This was a collaboration over the course of 12 days at Sid Meier's Game Design Boot Camp
This is a 2D platformer set on a rotating space station. The puzzles are centered around the altered gravity mechanics.
It's (perhaps) best played with an Xbox 360 controller, but it can be played just fine with a mouse and keyboard. The game should run on Windows XP, Mac OS 10.7, and recent versions of Linux.
As I best as I recall: I focused on the gravity mechanics, the Xbox 360 controller input and vibration, mouse and keyboard input, pixel perfect rendering (including the star field), and the first play area; Isaiah focused on the platformer mechanics and interactable objects, as well as the second play area; and Miller focused on the art (including the particle system), audio, our awesome in-game editor (disabled in the release), and on later areas of the game.
This release is using zenilib revision 859, almost zenilib 0.5.0.0.
A mini-documentary about the boot camp: Sid Meier Game Design Boot Camp
A fun follow-up article on the boot camp: Students experience 'boot camp' with legendary game designer Sid Meier
You start the game with a flag in your hand that you swing into other flags to convert them to your side.
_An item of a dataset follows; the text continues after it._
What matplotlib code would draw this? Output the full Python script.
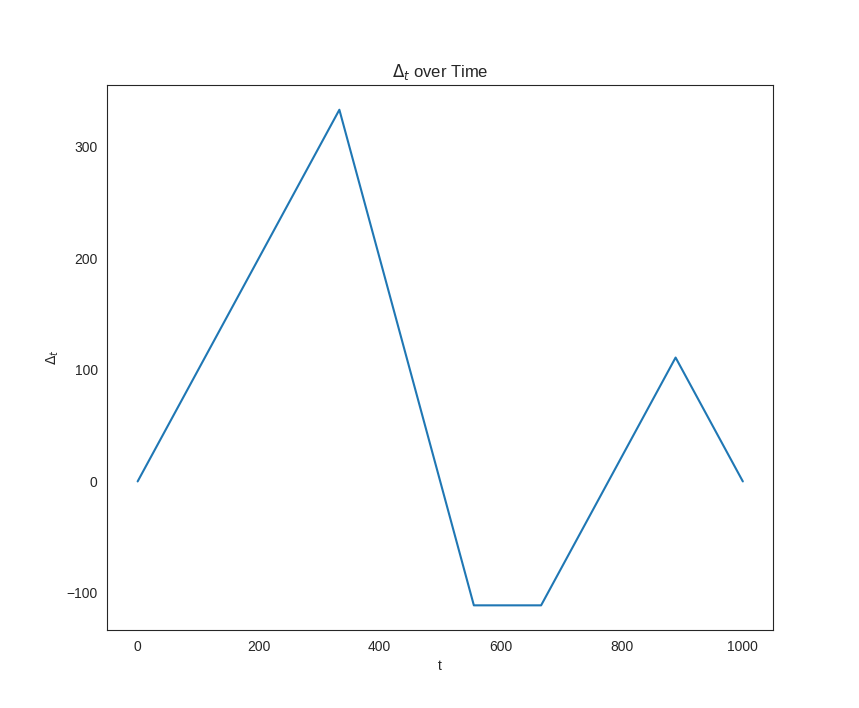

The flags start at level 1 loyalty which increases with time to level 10, which can be determined by observing the height of the flag on the pole. Flags with higher loyalty can defeat flags with lower loyalty more easily. Collisions between flags will damage both flags' loyalty but the higher loyalty flag will lose less loyalty compared to the lower one. The flag that is held by the avatar has an increased attack strength in that you can defeat flags more easily than an unheld flag could. If your flag's loyalty becomes too low you can drop it to pick up another flag that is under your control with higher loyalty. Avoid colliding with enemies to keep your avatar's speed up.
This was my arcade game for EECS 494, game development. It is a naval combat game in which you sail around the seven seas, firing cannonballs and sinking any ships which dare to stand in your way. You are supposed to play the game with a Hori Real Arcade Pro 3. If you have one, you rotate the stick to turn your ship.
The main concept behind this game is to allow a user to simply customize a spaceship by placing rockets wherever and to allow a user to simply change controls schemes for these rockets as well. The physics are mostly complete (though a better symplectic integrator might be helpful). Customization is now ready to go. You just need to edit or replace scene1.txt. An XML-style format would probably still be preferable... Maybe later.
The code name was Robots vs The Bugs. This is the essence of the game. Two players control one robot each - specifically one humanoid lawn mower each. The object of each level of the game is to kill all of the bugs on the level by attacking them with your spinning blades. The original goal of the game, overall, was to save the robot princess. This goal might be added back in if we ever find a decent amount of time to work on this again.
At present, this is best described as a demonstration of the game engine that I'm currently working on. In the future, this game could potentially allow one to explore a maze that could not, in reality, exist. For example, a maze could allow one to take four tight left turns and end up somewhere different than where one started.
The setting of this game is a cloud in a dream world. Your objective is to obtain ten caffeine pills in order to wake up. To this end, you must catch the sleeping pills that sheep throw at you, back at the sheep. Once they are asleep, you can take whatever pills they happened to have on them.
This Battleship game has pretty cool AI! It doesn't even cheat like my old C++ text-console version of Battleship did... I would even go so far as to call this AI reasonably sophisticated. Any feedback is appreciated. (Nothing about how you honestly believe that it cheats though preferably. Trust me, it does NOT cheat...) Actually, the AI is still missing a tiny bit of functionality that would make it perfect. If the AI has hit two ships and sinks one, it does not try to determine which volley of shots sunk the ship. Instead, it just keeps firing at both. It is not as bad as it sounds, but it has been some time since I have worked on it, and I am probably not going to get around to adding said functionality. Sorry.
Also, as it is a Java applet, it requires the Java VM (version 1.5 or newer).